[Code that draws figures]

_ _ _

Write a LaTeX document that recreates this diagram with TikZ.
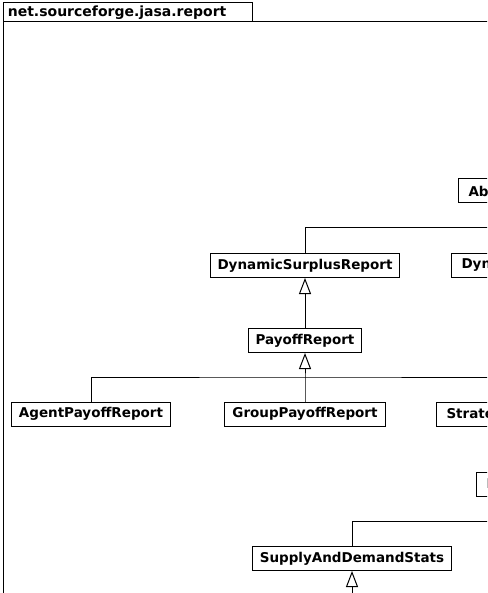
\documentclass[tikz,border=0pt]{standalone}
\usepackage{fontspec}
\setmainfont{DejaVu Sans}
\usetikzlibrary{arrows.meta}

\begin{document}
\begin{tikzpicture}[x=1pt,y=-1pt,line width=1pt,font=\fontsize{13.5}{15}\selectfont\bfseries,
  cls/.style={draw,fill=white,minimum height=24,inner xsep=7.5pt},
  clipped/.style={cls,anchor=west,minimum width=120,text width=100,align=left},
  gen/.style={-{Triangle[open,width=12pt,length=16pt]}}]
\useasboundingbox (0,0) rectangle (487,593);
\clip (0,0) rectangle (487,593);
% package frame
\draw (3,3) rectangle (252,22);
\draw (3,22) rectangle (600,700);
\node[anchor=west,font=\fontsize{14}{16}\selectfont\bfseries] (pkg) at (4,12.5) {net.sourceforge.jasa.report};
% classes
\node[clipped] (abs) at (458,191) {Abs};
\node[cls] (dsr) at (305,265.5) {DynamicSurplusReport};
\node[clipped] (dyn) at (451,265.5) {Dyn};
\node[cls] (pr) at (305,340.5) {PayoffReport};
\node[cls] (apr) at (91,414) {AgentPayoffReport};
\node[cls] (gpr) at (305,414) {GroupPayoffReport};
\node[clipped] (str) at (436,414) {Strate};
\node[clipped] (ir) at (476,484) {I};
\node[cls] (sds) at (352,558.5) {SupplyAndDemandStats};
% generalisations
\coordinate (ae) at (500,228);
\draw (dsr.north) |- (ae);
\coordinate (pj) at (pr.south |- 0,377);
\coordinate (pe) at (500,377);
\draw[gen] (gpr.north) -- (pj) -- (pr.south);
\draw (apr.north) |- (pj) -- (pe);
\draw[gen] (pr.north) -- (dsr.south);
\coordinate (se) at (500,521);
\draw (sds.north) |- (se);
\coordinate (sb) at (sds.south |- 0,600);
\draw[gen] (sb) -- (sds.south);
\end{tikzpicture}
\end{document}
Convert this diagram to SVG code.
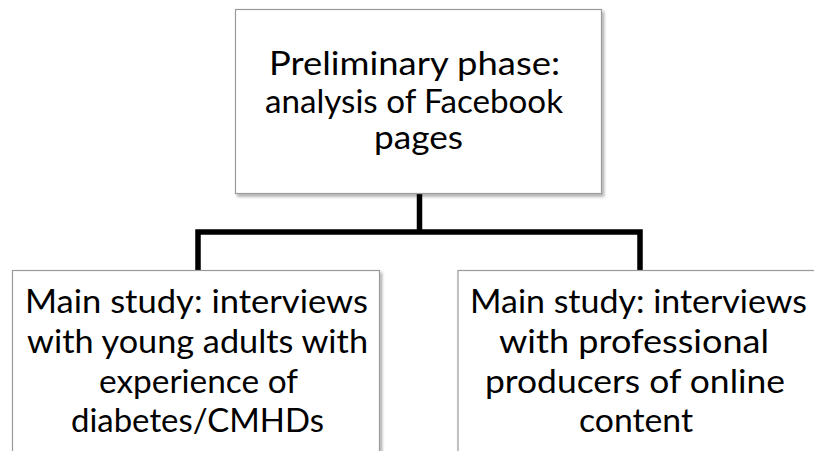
<svg xmlns="http://www.w3.org/2000/svg" width="814" height="451" viewBox="0 0 814 451">
<defs>
<filter id="sh" x="-5%" y="-5%" width="115%" height="115%">
<feDropShadow dx="2" dy="2.5" stdDeviation="1.5" flood-color="#000" flood-opacity="0.35"/>
</filter>
<style>
.box{fill:#fff;stroke:#9a9a9a;stroke-width:1.2;filter:url(#sh)}
.t{font-family:Lato,"Open Sans","Liberation Sans",sans-serif;font-size:33px;fill:#000}
.c{fill:none;stroke:#000;stroke-width:5.5;stroke-linejoin:miter}
</style>
</defs>
<rect width="814" height="451" fill="#fff"/>
<g id="connectors">
<path class="c" d="M419.5 194 V232"/>
<path class="c" d="M198 270 V232 H640 V270"/>
</g>
<g id="preliminary">
<rect class="box" x="235.5" y="9.5" width="366" height="184"/>
<text class="t" x="269" y="75" textLength="291" lengthAdjust="spacingAndGlyphs">Preliminary phase:</text>
<text class="t" x="265" y="112.5" textLength="298" lengthAdjust="spacingAndGlyphs">analysis of Facebook</text>
<text class="t" x="374" y="149" textLength="89" lengthAdjust="spacingAndGlyphs">pages</text>
</g>
<g id="young-adults">
<rect class="box" x="12.5" y="270.5" width="367" height="220"/>
<text class="t" x="25" y="313" textLength="343" lengthAdjust="spacingAndGlyphs">Main study: interviews</text>
<text class="t" x="27" y="353" textLength="341" lengthAdjust="spacingAndGlyphs">with young adults with</text>
<text class="t" x="99" y="393" textLength="199" lengthAdjust="spacingAndGlyphs">experience of</text>
<text class="t" x="71" y="432" textLength="253" lengthAdjust="spacingAndGlyphs">diabetes/CMHDs</text>
</g>
<g id="producers">
<rect class="box" x="458" y="270.5" width="370" height="220"/>
<text class="t" x="470" y="313" textLength="337" lengthAdjust="spacingAndGlyphs">Main study: interviews</text>
<text class="t" x="499" y="353" textLength="270" lengthAdjust="spacingAndGlyphs">with professional</text>
<text class="t" x="485" y="393" textLength="300" lengthAdjust="spacingAndGlyphs">producers of online</text>
<text class="t" x="579" y="432" textLength="114" lengthAdjust="spacingAndGlyphs">content</text>
</g>
</svg>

_ _ _

__Aim__. Where does the word "diagram" appear in the listing? List each line that holds it.

__Task answer__.
Write a LaTeX document that recreates this diagram with TikZ.
Convert this diagram to SVG code.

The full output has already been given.